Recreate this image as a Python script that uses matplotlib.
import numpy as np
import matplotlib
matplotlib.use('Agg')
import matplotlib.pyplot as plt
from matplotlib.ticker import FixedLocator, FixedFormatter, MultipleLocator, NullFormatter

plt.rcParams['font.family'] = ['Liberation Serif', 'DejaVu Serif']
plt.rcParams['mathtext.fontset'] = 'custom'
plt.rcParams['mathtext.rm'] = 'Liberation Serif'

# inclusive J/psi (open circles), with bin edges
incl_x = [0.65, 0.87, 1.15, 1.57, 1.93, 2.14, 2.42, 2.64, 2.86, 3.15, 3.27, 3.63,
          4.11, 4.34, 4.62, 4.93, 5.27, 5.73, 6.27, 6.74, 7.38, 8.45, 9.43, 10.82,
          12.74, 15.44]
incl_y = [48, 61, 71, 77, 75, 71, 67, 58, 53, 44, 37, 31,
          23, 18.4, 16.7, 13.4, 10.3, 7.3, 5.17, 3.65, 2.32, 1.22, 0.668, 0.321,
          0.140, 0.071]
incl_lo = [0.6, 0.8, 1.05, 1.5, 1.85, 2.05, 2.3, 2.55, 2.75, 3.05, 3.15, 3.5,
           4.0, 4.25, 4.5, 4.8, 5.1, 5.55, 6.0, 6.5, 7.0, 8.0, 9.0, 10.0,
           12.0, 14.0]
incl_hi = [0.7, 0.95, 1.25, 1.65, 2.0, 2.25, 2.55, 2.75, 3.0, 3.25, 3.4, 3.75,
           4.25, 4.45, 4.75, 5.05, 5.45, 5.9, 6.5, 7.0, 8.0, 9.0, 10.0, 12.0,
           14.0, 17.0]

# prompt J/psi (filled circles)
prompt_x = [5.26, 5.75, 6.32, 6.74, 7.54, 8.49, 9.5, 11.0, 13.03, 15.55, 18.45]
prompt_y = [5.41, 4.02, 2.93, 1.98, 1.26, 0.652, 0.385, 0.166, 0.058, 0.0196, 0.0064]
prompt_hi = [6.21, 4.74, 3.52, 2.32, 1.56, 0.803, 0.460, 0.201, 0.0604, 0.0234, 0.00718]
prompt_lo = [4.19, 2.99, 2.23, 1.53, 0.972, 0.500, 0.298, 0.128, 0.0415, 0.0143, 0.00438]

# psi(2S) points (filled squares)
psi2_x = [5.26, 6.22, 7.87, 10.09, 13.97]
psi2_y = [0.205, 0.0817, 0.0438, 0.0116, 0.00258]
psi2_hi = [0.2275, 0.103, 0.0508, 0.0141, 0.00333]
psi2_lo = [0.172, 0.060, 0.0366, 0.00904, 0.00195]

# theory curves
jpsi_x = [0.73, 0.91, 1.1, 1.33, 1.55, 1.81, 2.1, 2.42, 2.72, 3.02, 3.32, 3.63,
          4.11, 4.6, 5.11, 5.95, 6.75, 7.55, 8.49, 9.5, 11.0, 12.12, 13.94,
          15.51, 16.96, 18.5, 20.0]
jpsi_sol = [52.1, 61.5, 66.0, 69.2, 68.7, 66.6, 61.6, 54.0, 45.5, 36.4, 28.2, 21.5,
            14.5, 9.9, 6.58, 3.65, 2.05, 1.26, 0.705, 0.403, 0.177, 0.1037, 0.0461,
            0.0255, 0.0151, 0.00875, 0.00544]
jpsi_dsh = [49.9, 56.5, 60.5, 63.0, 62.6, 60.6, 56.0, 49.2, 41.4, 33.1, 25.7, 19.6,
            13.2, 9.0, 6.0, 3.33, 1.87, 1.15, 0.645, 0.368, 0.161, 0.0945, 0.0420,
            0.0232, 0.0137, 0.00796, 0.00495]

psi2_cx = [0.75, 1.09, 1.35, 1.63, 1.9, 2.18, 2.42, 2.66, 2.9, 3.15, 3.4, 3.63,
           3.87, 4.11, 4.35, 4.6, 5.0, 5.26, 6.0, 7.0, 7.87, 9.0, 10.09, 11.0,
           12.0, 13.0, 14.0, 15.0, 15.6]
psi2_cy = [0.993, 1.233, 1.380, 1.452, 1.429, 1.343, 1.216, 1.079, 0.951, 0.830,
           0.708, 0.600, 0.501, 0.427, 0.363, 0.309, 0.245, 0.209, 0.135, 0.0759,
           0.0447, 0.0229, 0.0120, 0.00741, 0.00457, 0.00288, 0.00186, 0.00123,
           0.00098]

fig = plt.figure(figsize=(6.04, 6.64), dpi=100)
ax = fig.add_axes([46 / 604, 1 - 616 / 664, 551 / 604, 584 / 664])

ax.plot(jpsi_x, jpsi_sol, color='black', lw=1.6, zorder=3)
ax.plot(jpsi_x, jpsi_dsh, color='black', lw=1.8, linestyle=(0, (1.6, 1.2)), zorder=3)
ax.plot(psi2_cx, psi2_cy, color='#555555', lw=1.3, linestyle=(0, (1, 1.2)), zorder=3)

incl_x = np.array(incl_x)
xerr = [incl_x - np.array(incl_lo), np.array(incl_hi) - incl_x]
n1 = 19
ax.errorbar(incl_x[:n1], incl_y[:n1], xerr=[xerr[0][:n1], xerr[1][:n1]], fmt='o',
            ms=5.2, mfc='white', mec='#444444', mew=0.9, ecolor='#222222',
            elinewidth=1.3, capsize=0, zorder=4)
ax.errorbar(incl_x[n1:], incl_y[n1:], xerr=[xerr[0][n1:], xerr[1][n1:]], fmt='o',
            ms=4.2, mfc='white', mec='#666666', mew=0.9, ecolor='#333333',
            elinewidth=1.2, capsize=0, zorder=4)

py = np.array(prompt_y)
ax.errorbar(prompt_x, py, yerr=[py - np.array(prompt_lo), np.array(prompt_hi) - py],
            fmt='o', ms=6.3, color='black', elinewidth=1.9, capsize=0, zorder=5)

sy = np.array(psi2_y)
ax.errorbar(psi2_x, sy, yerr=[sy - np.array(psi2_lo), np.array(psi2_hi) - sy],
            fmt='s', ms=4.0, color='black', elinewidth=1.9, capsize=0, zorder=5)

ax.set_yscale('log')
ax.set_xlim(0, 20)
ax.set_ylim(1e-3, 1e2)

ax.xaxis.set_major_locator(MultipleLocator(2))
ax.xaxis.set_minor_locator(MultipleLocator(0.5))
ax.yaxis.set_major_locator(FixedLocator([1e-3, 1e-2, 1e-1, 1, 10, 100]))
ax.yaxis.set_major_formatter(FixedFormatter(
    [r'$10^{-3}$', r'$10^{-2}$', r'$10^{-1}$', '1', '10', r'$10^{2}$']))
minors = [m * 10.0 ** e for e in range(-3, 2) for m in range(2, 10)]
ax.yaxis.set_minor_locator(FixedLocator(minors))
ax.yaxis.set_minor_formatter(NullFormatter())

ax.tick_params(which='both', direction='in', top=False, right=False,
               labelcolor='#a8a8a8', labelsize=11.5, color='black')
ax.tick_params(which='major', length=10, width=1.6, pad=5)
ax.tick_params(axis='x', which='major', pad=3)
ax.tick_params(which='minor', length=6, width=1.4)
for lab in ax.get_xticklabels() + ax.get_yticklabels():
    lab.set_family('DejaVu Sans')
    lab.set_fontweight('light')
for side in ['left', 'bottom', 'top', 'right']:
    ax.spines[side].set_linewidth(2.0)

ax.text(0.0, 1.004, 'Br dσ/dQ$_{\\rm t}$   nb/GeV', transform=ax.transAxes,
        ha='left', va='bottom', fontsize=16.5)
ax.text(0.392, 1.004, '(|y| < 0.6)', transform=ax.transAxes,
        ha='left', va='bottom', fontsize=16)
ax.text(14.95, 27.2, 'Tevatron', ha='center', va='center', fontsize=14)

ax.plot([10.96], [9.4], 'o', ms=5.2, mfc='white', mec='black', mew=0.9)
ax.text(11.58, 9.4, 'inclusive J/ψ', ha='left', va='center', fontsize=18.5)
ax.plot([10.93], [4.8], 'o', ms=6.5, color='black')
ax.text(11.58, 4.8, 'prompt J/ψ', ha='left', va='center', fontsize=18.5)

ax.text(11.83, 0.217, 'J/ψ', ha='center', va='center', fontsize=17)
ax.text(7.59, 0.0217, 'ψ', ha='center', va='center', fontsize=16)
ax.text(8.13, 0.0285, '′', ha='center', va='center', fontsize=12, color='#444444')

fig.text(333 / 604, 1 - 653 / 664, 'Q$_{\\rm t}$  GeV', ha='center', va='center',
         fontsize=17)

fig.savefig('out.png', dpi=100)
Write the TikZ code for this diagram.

--*--

Begin with the first line of the data above and, please, print each line exactly until you have printed the line containing "from matplotlib.ticker import"; print nothing else.

• _Reply_:
Recreate this image as a Python script that uses matplotlib.
import numpy as np
import matplotlib
matplotlib.use('Agg')
import matplotlib.pyplot as plt
from matplotlib.ticker import FixedLocator, FixedFormatter, MultipleLocator, NullFormatter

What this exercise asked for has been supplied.